■ WORK TO COMPLETE: Write out all the entries word for word and omit any pictures.

[Collection entries]
* * * * * * * * *

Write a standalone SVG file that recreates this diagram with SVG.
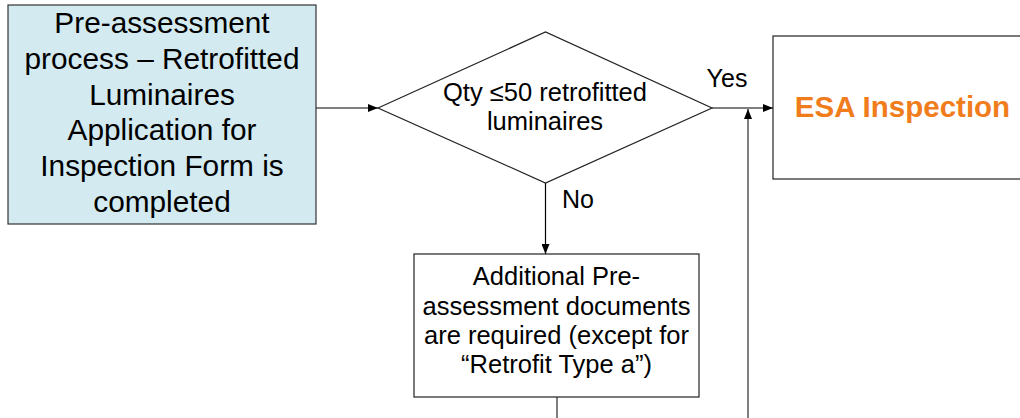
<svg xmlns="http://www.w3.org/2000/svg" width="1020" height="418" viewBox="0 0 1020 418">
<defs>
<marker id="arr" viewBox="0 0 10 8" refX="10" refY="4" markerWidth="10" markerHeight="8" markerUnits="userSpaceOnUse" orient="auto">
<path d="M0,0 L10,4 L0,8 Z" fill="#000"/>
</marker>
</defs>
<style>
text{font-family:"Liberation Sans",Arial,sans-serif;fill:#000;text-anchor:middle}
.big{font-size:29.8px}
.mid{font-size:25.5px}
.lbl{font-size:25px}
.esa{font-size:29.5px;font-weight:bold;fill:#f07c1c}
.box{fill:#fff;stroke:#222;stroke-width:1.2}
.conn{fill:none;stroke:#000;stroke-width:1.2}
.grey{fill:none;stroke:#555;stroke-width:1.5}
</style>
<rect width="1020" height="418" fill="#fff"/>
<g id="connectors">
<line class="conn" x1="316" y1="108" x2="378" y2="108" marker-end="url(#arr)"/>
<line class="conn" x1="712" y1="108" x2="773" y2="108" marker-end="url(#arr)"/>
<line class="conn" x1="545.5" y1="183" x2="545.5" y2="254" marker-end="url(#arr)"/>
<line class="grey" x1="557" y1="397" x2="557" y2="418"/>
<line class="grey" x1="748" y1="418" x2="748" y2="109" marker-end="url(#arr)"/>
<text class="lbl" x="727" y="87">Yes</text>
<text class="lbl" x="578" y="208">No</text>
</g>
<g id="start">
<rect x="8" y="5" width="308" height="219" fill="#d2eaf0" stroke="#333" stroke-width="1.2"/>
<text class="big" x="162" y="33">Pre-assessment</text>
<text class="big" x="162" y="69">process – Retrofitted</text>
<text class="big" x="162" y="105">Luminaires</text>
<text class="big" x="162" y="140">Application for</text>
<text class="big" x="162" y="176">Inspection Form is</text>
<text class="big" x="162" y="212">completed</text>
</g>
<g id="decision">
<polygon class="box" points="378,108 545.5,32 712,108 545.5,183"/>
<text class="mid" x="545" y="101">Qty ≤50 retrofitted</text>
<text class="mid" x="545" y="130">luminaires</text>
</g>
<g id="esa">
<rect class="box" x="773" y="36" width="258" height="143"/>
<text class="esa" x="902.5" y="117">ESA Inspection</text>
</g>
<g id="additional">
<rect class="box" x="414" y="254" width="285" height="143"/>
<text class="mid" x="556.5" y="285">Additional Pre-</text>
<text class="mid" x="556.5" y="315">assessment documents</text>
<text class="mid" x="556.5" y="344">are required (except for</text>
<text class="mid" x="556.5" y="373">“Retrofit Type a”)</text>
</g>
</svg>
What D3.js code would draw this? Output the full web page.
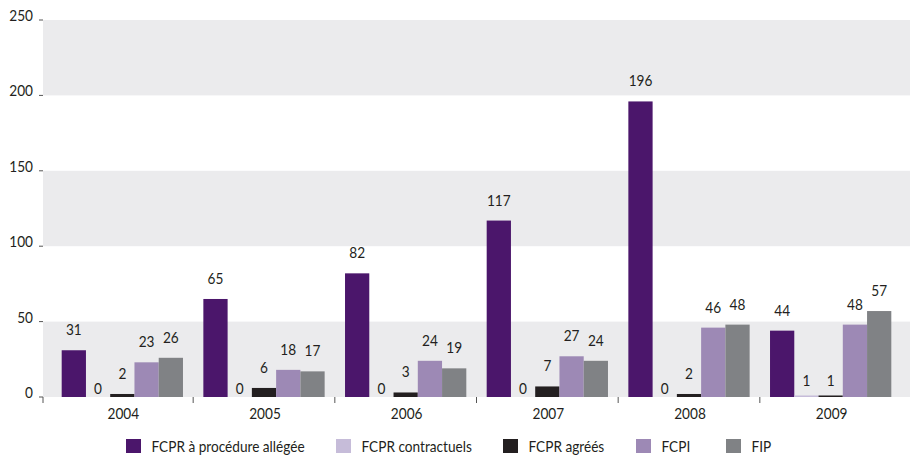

* * * * * * * * *

■ OUTPUT OF THE EXERCISE:
Write a standalone SVG file that recreates this diagram with SVG.
<svg xmlns="http://www.w3.org/2000/svg" width="1020" height="418" viewBox="0 0 1020 418">
<defs>
<marker id="arr" viewBox="0 0 10 8" refX="10" refY="4" markerWidth="10" markerHeight="8" markerUnits="userSpaceOnUse" orient="auto">
<path d="M0,0 L10,4 L0,8 Z" fill="#000"/>
</marker>
</defs>
<style>
text{font-family:"Liberation Sans",Arial,sans-serif;fill:#000;text-anchor:middle}
.big{font-size:29.8px}
.mid{font-size:25.5px}
.lbl{font-size:25px}
.esa{font-size:29.5px;font-weight:bold;fill:#f07c1c}
.box{fill:#fff;stroke:#222;stroke-width:1.2}
.conn{fill:none;stroke:#000;stroke-width:1.2}
.grey{fill:none;stroke:#555;stroke-width:1.5}
</style>
<rect width="1020" height="418" fill="#fff"/>
<g id="connectors">
<line class="conn" x1="316" y1="108" x2="378" y2="108" marker-end="url(#arr)"/>
<line class="conn" x1="712" y1="108" x2="773" y2="108" marker-end="url(#arr)"/>
<line class="conn" x1="545.5" y1="183" x2="545.5" y2="254" marker-end="url(#arr)"/>
<line class="grey" x1="557" y1="397" x2="557" y2="418"/>
<line class="grey" x1="748" y1="418" x2="748" y2="109" marker-end="url(#arr)"/>
<text class="lbl" x="727" y="87">Yes</text>
<text class="lbl" x="578" y="208">No</text>
</g>
<g id="start">
<rect x="8" y="5" width="308" height="219" fill="#d2eaf0" stroke="#333" stroke-width="1.2"/>
<text class="big" x="162" y="33">Pre-assessment</text>
<text class="big" x="162" y="69">process – Retrofitted</text>
<text class="big" x="162" y="105">Luminaires</text>
<text class="big" x="162" y="140">Application for</text>
<text class="big" x="162" y="176">Inspection Form is</text>
<text class="big" x="162" y="212">completed</text>
</g>
<g id="decision">
<polygon class="box" points="378,108 545.5,32 712,108 545.5,183"/>
<text class="mid" x="545" y="101">Qty ≤50 retrofitted</text>
<text class="mid" x="545" y="130">luminaires</text>
</g>
<g id="esa">
<rect class="box" x="773" y="36" width="258" height="143"/>
<text class="esa" x="902.5" y="117">ESA Inspection</text>
</g>
<g id="additional">
<rect class="box" x="414" y="254" width="285" height="143"/>
<text class="mid" x="556.5" y="285">Additional Pre-</text>
<text class="mid" x="556.5" y="315">assessment documents</text>
<text class="mid" x="556.5" y="344">are required (except for</text>
<text class="mid" x="556.5" y="373">“Retrofit Type a”)</text>
</g>
</svg>
What D3.js code would draw this? Output the full web page.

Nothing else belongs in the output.